Sonntag, 29. April 2012

Samstag, 14. April 2012

This is my proposal for the Google Summer of Code 2012.

Optimizing sparse linear models using coordinate descent and strong rules.


Scikit-learn is a Python machine learning library that aims to be easy to use through a well designed interface. Dependencies are kept to a minimum and the extensive use of NumPy, SciPy and Matplotlib give great computing power and ease the understanding of the codebase.
Data sets with far more features than samples are rapidly gaining on popularity and bring the class of linear models back to focus. This project will bring additional state of the art optimization routines for sparse linear models to scikit-learn and even further reduce dependencies. This task includes high test coverage, documentation, examples and intensive benchmarking.

Linear models are used for regression as well as for classification tasks. In both cases penalty terms can be used to obtain an implicit feature selection. To efficiently solve these penalized linear models is the main focus of this project.

The here proposed improvements will be beneficial for a wide range of general problems and specialized domains such as gene expression analysis, compressed sensing, and sparse encoding.

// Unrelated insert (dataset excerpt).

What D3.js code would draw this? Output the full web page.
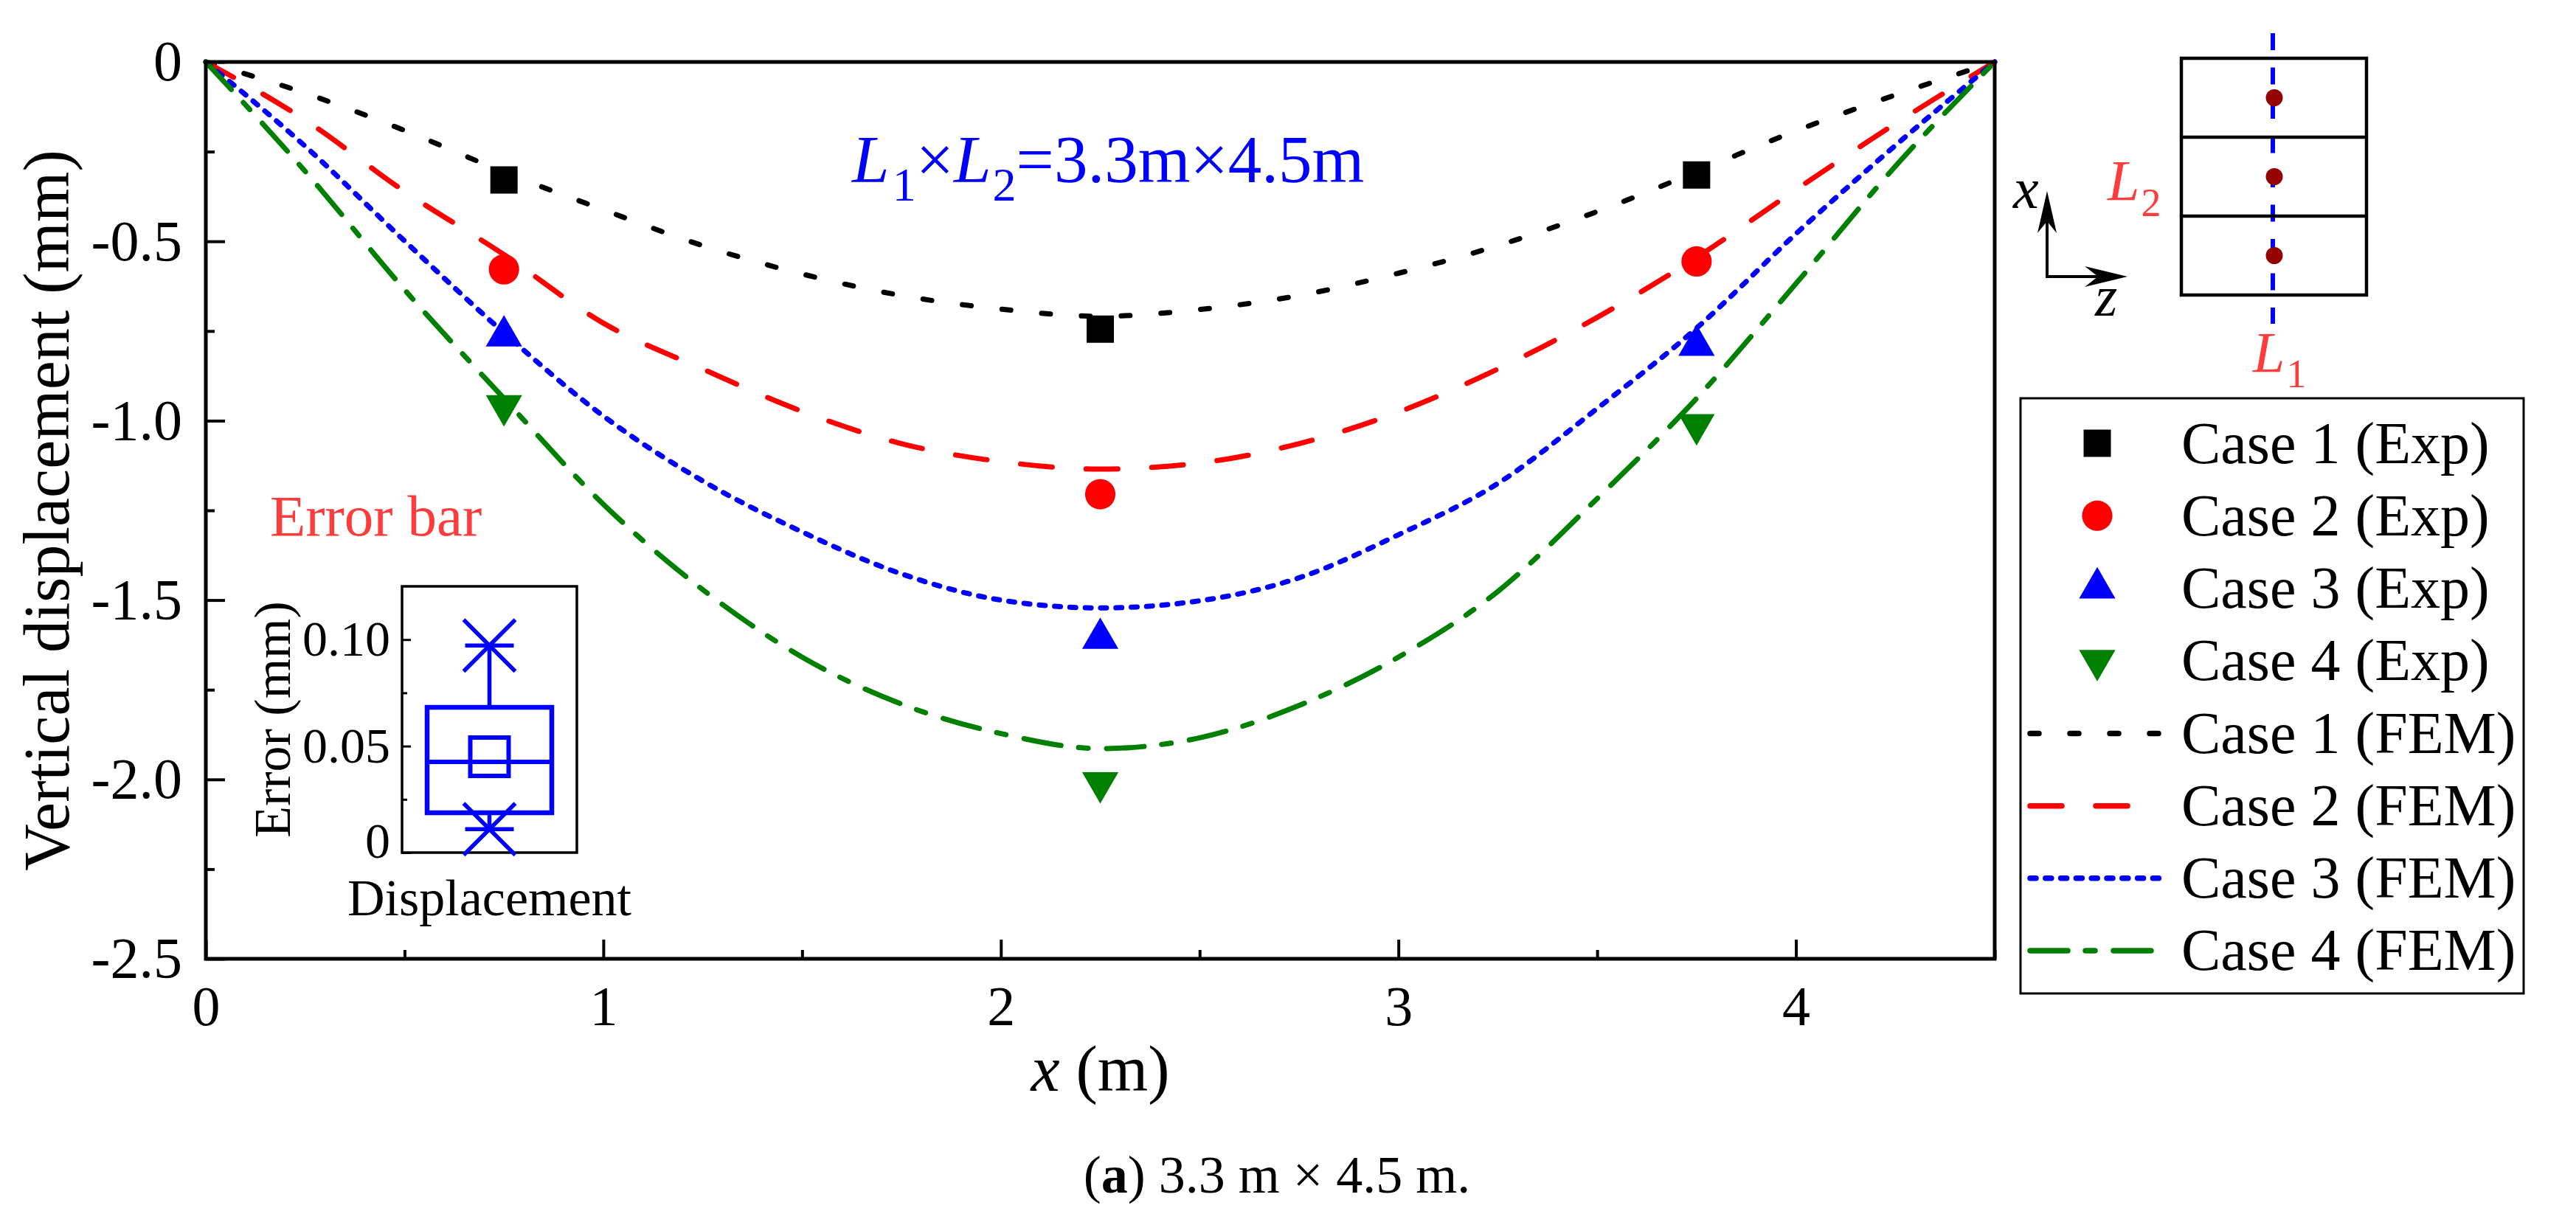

During the project, I will implement glmnet[1], a cyclic coordinate descent algorithm to solve penalized linear regression and classification problems. Considerable speedup is achieved for example through the use of weighted updates and active set of features.
With the implementation of strong rules[2] a large number of variables can be excluded before the optimization. This rule is especially powerful in sparse problems. A speedup factor of 20 and more is reported[1] for certain problems over the standard glmnet implementation.
As a complement to glmnet the LARS algorithm will be extended to deal with elastic net (L1 +L2) penalties.